## begin Data block

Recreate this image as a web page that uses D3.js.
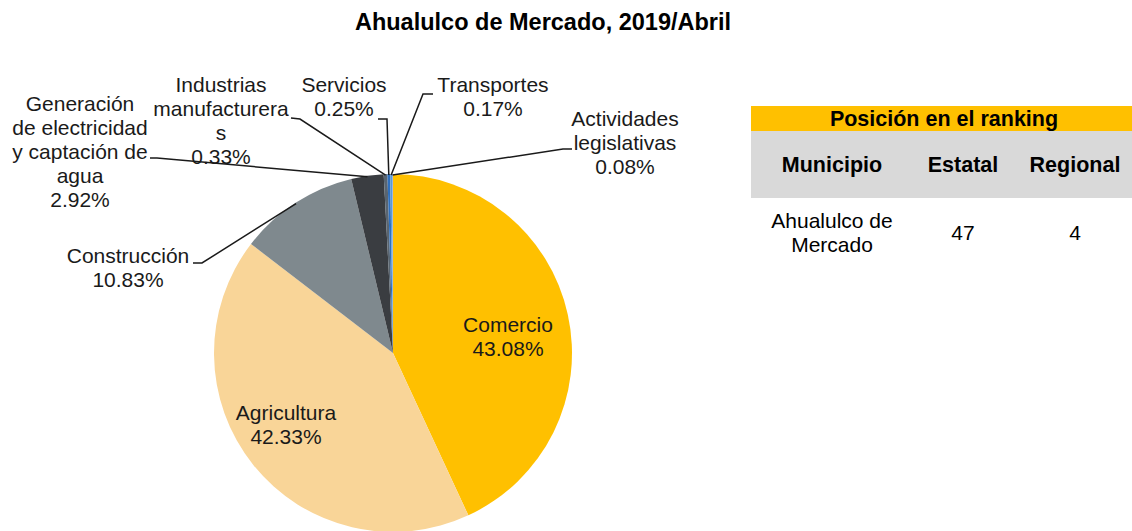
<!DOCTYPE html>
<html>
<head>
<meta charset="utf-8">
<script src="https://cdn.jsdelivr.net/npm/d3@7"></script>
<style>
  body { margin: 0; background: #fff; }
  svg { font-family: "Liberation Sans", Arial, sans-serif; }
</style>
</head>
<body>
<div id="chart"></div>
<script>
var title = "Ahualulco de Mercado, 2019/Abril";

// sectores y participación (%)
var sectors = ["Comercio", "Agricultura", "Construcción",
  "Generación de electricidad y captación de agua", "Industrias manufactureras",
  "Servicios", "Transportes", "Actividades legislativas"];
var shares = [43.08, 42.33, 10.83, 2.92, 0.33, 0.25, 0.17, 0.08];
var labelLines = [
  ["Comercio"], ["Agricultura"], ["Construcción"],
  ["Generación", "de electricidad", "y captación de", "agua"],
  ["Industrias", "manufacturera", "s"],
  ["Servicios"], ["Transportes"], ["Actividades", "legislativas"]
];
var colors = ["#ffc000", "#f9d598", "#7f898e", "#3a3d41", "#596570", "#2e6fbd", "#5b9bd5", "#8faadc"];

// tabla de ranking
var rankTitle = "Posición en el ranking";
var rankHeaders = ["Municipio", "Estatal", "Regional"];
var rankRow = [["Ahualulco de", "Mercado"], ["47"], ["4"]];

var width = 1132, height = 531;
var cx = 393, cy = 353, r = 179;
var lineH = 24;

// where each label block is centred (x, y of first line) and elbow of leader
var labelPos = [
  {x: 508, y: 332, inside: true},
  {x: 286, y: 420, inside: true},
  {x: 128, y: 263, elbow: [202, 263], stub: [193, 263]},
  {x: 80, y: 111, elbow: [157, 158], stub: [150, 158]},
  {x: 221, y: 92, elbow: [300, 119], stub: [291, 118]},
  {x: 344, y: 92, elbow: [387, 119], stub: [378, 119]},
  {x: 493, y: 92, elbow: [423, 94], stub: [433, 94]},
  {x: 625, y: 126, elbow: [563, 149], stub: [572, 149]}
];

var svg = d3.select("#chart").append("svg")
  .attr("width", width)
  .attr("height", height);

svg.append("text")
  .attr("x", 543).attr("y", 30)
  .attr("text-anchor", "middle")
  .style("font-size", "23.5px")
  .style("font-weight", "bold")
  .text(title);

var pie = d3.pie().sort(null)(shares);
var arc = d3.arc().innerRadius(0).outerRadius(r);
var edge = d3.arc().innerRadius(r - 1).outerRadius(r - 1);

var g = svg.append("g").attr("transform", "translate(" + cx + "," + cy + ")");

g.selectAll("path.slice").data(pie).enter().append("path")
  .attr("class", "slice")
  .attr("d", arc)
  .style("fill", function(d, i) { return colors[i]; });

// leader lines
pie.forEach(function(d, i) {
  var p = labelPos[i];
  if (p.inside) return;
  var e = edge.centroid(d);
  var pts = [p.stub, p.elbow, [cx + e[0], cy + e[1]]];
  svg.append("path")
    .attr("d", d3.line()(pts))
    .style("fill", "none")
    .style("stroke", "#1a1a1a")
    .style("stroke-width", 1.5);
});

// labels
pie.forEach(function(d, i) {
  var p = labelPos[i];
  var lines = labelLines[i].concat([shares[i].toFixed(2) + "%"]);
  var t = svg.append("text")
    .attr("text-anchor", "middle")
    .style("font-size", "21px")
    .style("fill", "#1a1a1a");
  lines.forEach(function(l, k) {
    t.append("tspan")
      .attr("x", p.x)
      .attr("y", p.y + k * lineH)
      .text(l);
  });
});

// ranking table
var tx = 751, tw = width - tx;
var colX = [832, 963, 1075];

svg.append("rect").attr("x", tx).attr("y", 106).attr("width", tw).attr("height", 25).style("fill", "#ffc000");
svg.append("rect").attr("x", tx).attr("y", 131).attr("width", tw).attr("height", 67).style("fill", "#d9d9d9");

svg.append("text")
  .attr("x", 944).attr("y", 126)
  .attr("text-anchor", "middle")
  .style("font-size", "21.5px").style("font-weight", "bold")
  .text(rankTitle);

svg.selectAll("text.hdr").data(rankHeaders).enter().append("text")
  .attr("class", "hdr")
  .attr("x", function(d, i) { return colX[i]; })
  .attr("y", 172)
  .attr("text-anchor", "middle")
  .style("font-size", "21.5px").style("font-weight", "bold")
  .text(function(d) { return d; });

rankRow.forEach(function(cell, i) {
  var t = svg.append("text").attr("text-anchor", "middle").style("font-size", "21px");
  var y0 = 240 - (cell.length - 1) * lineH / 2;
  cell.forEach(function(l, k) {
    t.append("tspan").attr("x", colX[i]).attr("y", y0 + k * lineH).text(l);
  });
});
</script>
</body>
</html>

## end Data block

Leave out the pictures and give the listing above again exactly.

Recreate this image as a web page that uses D3.js.
<!DOCTYPE html>
<html>
<head>
<meta charset="utf-8">
<script src="https://cdn.jsdelivr.net/npm/d3@7"></script>
<style>
  body { margin: 0; background: #fff; }
  svg { font-family: "Liberation Sans", Arial, sans-serif; }
</style>
</head>
<body>
<div id="chart"></div>
<script>
var title = "Ahualulco de Mercado, 2019/Abril";

// sectores y participación (%)
var sectors = ["Comercio", "Agricultura", "Construcción",
  "Generación de electricidad y captación de agua", "Industrias manufactureras",
  "Servicios", "Transportes", "Actividades legislativas"];
var shares = [43.08, 42.33, 10.83, 2.92, 0.33, 0.25, 0.17, 0.08];
var labelLines = [
  ["Comercio"], ["Agricultura"], ["Construcción"],
  ["Generación", "de electricidad", "y captación de", "agua"],
  ["Industrias", "manufacturera", "s"],
  ["Servicios"], ["Transportes"], ["Actividades", "legislativas"]
];
var colors = ["#ffc000", "#f9d598", "#7f898e", "#3a3d41", "#596570", "#2e6fbd", "#5b9bd5", "#8faadc"];

// tabla de ranking
var rankTitle = "Posición en el ranking";
var rankHeaders = ["Municipio", "Estatal", "Regional"];
var rankRow = [["Ahualulco de", "Mercado"], ["47"], ["4"]];

var width = 1132, height = 531;
var cx = 393, cy = 353, r = 179;
var lineH = 24;

// where each label block is centred (x, y of first line) and elbow of leader
var labelPos = [
  {x: 508, y: 332, inside: true},
  {x: 286, y: 420, inside: true},
  {x: 128, y: 263, elbow: [202, 263], stub: [193, 263]},
  {x: 80, y: 111, elbow: [157, 158], stub: [150, 158]},
  {x: 221, y: 92, elbow: [300, 119], stub: [291, 118]},
  {x: 344, y: 92, elbow: [387, 119], stub: [378, 119]},
  {x: 493, y: 92, elbow: [423, 94], stub: [433, 94]},
  {x: 625, y: 126, elbow: [563, 149], stub: [572, 149]}
];

var svg = d3.select("#chart").append("svg")
  .attr("width", width)
  .attr("height", height);

svg.append("text")
  .attr("x", 543).attr("y", 30)
  .attr("text-anchor", "middle")
  .style("font-size", "23.5px")
  .style("font-weight", "bold")
  .text(title);

var pie = d3.pie().sort(null)(shares);
var arc = d3.arc().innerRadius(0).outerRadius(r);
var edge = d3.arc().innerRadius(r - 1).outerRadius(r - 1);

var g = svg.append("g").attr("transform", "translate(" + cx + "," + cy + ")");

g.selectAll("path.slice").data(pie).enter().append("path")
  .attr("class", "slice")
  .attr("d", arc)
  .style("fill", function(d, i) { return colors[i]; });

// leader lines
pie.forEach(function(d, i) {
  var p = labelPos[i];
  if (p.inside) return;
  var e = edge.centroid(d);
  var pts = [p.stub, p.elbow, [cx + e[0], cy + e[1]]];
  svg.append("path")
    .attr("d", d3.line()(pts))
    .style("fill", "none")
    .style("stroke", "#1a1a1a")
    .style("stroke-width", 1.5);
});

// labels
pie.forEach(function(d, i) {
  var p = labelPos[i];
  var lines = labelLines[i].concat([shares[i].toFixed(2) + "%"]);
  var t = svg.append("text")
    .attr("text-anchor", "middle")
    .style("font-size", "21px")
    .style("fill", "#1a1a1a");
  lines.forEach(function(l, k) {
    t.append("tspan")
      .attr("x", p.x)
      .attr("y", p.y + k * lineH)
      .text(l);
  });
});

// ranking table
var tx = 751, tw = width - tx;
var colX = [832, 963, 1075];

svg.append("rect").attr("x", tx).attr("y", 106).attr("width", tw).attr("height", 25).style("fill", "#ffc000");
svg.append("rect").attr("x", tx).attr("y", 131).attr("width", tw).attr("height", 67).style("fill", "#d9d9d9");

svg.append("text")
  .attr("x", 944).attr("y", 126)
  .attr("text-anchor", "middle")
  .style("font-size", "21.5px").style("font-weight", "bold")
  .text(rankTitle);

svg.selectAll("text.hdr").data(rankHeaders).enter().append("text")
  .attr("class", "hdr")
  .attr("x", function(d, i) { return colX[i]; })
  .attr("y", 172)
  .attr("text-anchor", "middle")
  .style("font-size", "21.5px").style("font-weight", "bold")
  .text(function(d) { return d; });

rankRow.forEach(function(cell, i) {
  var t = svg.append("text").attr("text-anchor", "middle").style("font-size", "21px");
  var y0 = 240 - (cell.length - 1) * lineH / 2;
  cell.forEach(function(l, k) {
    t.append("tspan").attr("x", colX[i]).attr("y", y0 + k * lineH).text(l);
  });
});
</script>
</body>
</html>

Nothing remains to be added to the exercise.